The Problem with Traditional Security

DevOps is arguably poorly named — it ignores testing, product management, and information security. The original goal was to eliminate “throwing work over the wall,” but this behavior occurs wherever different functions in the software delivery value stream don’t work together effectively.

Current state of infosec teams:

  • Typical ratio: 1 infosec person per 10 infrastructure people per 100 developers
  • Usually only involved at the end of the software delivery lifecycle
  • When security issues are found late, changes are painful and expensive
  • Many developers are ignorant of common security risks (OWASP Top 10)

Result: Security becomes a bottleneck. Taking systems from “dev complete” to live is delayed by security/compliance reviews that take months.

Shifting Left on Security

“Shifting left” = integrating security into the software delivery process instead of making it a separate downstream phase.

What Shifting Left Entails

  1. Security reviews for all major features — conducted in a way that does NOT slow development
  2. Infosec integrated throughout the lifecycle:
    • Infosec experts contribute to application design
    • Attend and provide feedback at demos
    • Ensure security features are tested in automated test suites
  3. Easy-to-consume security resources for developers:
    • Preapproved libraries, packages, toolchains, processes available on demand
    • Makes it easy to do the right thing without security expertise

The Shift in Security Team’s Role

From: Security teams do security reviews themselves
To: Security teams give developers the means to build security in

Why this works:

  1. Far easier to ensure people building software do the right thing than to inspect nearly-complete systems with architectural problems
  2. When deployments are frequent, security teams simply don’t have capacity to review each deployment

Research Findings

Building security into software delivery:

  • Improves delivery performance (positively impacts CD)
  • Improves security quality — high performers spend 50% less time remediating security issues than low performers

The counterintuitive finding: integrating security into daily work doesn’t slow delivery — it accelerates it.

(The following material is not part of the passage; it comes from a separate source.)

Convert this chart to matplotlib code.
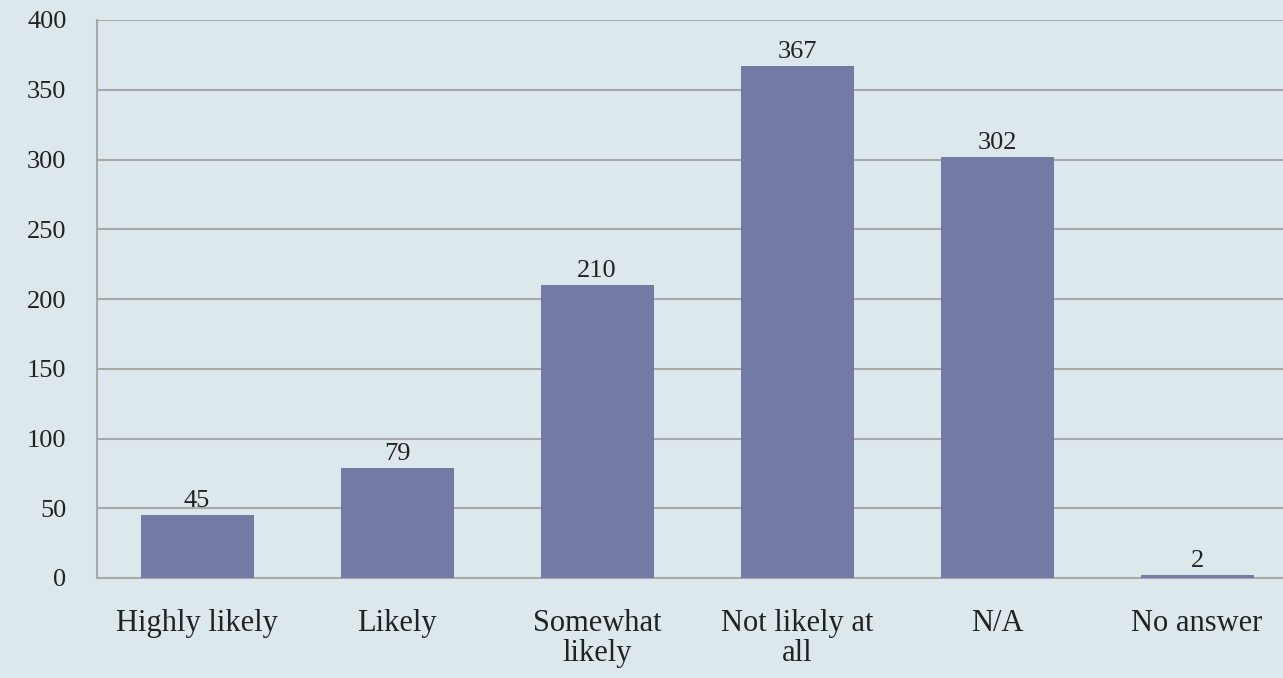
import matplotlib
matplotlib.use('Agg')
import matplotlib.pyplot as plt

# survey answers
categories = ['Highly likely', 'Likely', 'Somewhat\nlikely', 'Not likely at\nall', 'N/A', 'No answer']
counts = [45, 79, 210, 367, 302, 2]
yticks = [0, 50, 100, 150, 200, 250, 300, 350, 400]

plt.rcParams['font.family'] = ['Liberation Serif', 'DejaVu Serif']

bg = '#dde8ed'
bar_color = '#737aa3'
grid_color = '#a8a8a8'

fig = plt.figure(figsize=(12.83, 6.78), dpi=100, facecolor=bg)
ax = fig.add_axes([97 / 1283, 1 - 578 / 678, 1 - 97 / 1283, (578 - 20) / 678])
ax.set_facecolor(bg)

x = range(len(categories))
bars = ax.bar(x, counts, width=0.565, color=bar_color, zorder=3)

for xi, v in zip(x, counts):
    ax.text(xi, v + 2, str(v), ha='center', va='bottom', fontsize=19, color='#222222', zorder=4)

ax.set_ylim(0, 400)
ax.set_xlim(-0.5, 5.43)
ax.set_yticks(yticks)
ax.yaxis.grid(True, color=grid_color, linewidth=1.5, zorder=0)
ax.set_xticks(list(x))
ax.set_xticklabels(categories, fontsize=22, color='#222222', linespacing=1.05)
ax.tick_params(axis='y', labelsize=19, labelcolor='#222222', length=0, pad=22)
ax.tick_params(axis='x', length=0, pad=22)

for side in ['top', 'right']:
    ax.spines[side].set_visible(False)
ax.spines['left'].set_color(grid_color)
ax.spines['left'].set_linewidth(1.5)
ax.spines['bottom'].set_color(grid_color)
ax.spines['bottom'].set_linewidth(1.5)

fig.savefig('out.png', dpi=100, facecolor=bg)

Case Study: Federal Government (18F and cloud.gov)

Federal information systems must comply with FISMA → NIST Risk Management Framework → 325 controls for a moderate-impact system.

Traditional approach: Security process begins only after “dev complete” → takes months to over a year.

18F’s solution: cloud.gov (PaaS based on Cloud Foundry on AWS) — handles 269 of 325 required controls at the platform level. Systems hosted on cloud.gov can go from dev complete to live in weeks, not months.

This demonstrates that compliance constraints can be embedded in platform-level infrastructure, not left to each team to implement individually.

The Rugged DevOps Movement

Names for security-integrated DevOps:

  • DevSecOps (coined by Topo Pal, Capital One; Shannon Lietz, Intuit)
  • Rugged DevOps (Josh Corman and James Wickett)

The Rugged Manifesto key ideas:

  • “I am rugged and, more importantly, my code is rugged”
  • “I recognize that my code will be used in ways I cannot anticipate, in ways it was not designed, and for longer than it was ever intended”
  • “I recognize that my code will be attacked by talented and persistent adversaries”
  • Being rugged is everyone’s responsibility, not just the security team’s

Key Principle

Security is not a gate that work must pass through. It’s a shared responsibility embedded in the daily work of every engineer and enabled by security teams who provide tools, training, and support rather than gatekeeping.